**Stated goal**.
Among the records below, find each line that includes the string "this" and copy it.

Dataset excerpt:
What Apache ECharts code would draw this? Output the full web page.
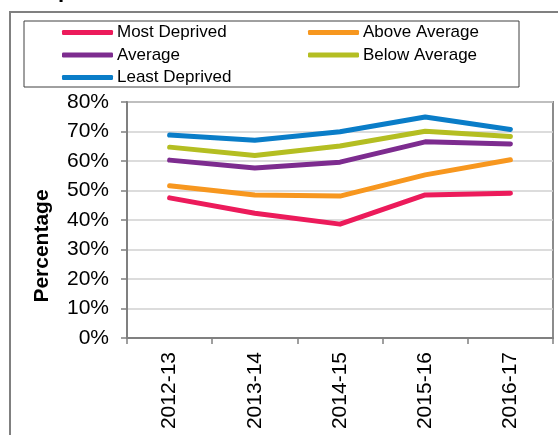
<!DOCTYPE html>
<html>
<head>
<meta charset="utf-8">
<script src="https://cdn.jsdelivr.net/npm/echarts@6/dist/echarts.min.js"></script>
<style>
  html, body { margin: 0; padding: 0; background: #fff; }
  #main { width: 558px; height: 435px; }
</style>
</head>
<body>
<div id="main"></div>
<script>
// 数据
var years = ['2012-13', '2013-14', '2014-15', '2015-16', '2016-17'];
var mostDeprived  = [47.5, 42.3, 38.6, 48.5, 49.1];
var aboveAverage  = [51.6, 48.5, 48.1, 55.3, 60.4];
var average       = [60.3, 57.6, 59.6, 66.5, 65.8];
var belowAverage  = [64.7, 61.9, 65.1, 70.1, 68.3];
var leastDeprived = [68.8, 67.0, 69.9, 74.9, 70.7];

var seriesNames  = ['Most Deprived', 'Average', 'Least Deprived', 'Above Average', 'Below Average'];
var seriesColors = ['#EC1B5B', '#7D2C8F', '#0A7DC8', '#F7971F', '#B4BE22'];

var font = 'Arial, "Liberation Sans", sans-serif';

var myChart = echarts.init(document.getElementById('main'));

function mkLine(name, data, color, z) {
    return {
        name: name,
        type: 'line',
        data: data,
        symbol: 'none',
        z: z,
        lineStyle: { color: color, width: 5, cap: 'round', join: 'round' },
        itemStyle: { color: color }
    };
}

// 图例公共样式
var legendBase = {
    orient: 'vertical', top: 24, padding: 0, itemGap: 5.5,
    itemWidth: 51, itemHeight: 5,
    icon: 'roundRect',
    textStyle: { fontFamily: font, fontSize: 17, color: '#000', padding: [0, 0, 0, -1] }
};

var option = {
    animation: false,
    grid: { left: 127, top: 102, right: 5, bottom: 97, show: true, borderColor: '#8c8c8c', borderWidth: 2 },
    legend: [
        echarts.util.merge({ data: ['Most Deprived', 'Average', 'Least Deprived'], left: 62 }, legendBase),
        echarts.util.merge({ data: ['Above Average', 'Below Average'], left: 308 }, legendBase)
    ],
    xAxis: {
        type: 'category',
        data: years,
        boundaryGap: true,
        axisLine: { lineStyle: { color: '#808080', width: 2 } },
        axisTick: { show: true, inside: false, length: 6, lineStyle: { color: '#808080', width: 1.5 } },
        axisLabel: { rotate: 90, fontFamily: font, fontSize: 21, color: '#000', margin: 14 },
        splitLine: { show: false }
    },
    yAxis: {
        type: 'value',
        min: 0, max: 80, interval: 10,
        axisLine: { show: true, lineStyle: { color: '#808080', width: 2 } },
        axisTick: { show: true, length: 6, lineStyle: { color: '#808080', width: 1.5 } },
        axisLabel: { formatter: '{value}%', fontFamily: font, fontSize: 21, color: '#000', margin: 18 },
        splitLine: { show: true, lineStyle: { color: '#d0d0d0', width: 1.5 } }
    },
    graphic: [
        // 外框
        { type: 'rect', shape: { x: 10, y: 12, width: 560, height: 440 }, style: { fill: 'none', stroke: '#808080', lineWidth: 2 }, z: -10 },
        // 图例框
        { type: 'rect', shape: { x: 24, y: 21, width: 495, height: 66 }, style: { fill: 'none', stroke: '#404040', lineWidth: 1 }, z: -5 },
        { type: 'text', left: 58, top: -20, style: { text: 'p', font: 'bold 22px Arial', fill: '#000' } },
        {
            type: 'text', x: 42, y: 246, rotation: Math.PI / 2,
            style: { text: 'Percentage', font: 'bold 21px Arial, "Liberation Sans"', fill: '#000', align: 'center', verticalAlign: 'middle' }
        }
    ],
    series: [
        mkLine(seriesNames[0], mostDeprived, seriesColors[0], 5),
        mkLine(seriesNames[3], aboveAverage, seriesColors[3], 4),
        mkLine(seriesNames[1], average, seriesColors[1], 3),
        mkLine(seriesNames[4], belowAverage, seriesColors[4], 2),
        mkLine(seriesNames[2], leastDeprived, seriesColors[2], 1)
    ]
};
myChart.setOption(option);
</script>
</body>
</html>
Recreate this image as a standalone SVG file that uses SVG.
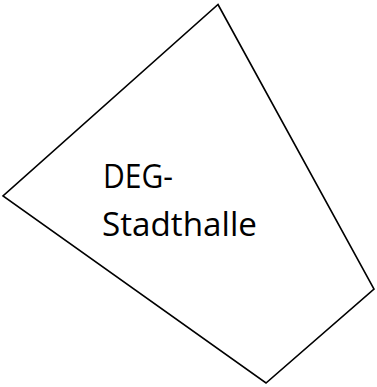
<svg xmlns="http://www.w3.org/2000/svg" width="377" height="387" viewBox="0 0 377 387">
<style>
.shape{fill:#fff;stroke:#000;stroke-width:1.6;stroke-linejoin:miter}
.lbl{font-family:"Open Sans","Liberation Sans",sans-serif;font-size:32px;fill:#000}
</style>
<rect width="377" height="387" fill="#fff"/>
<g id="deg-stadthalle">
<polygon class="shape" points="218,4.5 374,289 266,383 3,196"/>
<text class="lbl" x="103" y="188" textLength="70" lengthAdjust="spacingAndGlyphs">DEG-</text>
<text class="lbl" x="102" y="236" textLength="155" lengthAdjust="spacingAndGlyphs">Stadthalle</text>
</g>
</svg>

**Exercise response**.
What Apache ECharts code would draw this? Output the full web page.
Recreate this image as a standalone SVG file that uses SVG.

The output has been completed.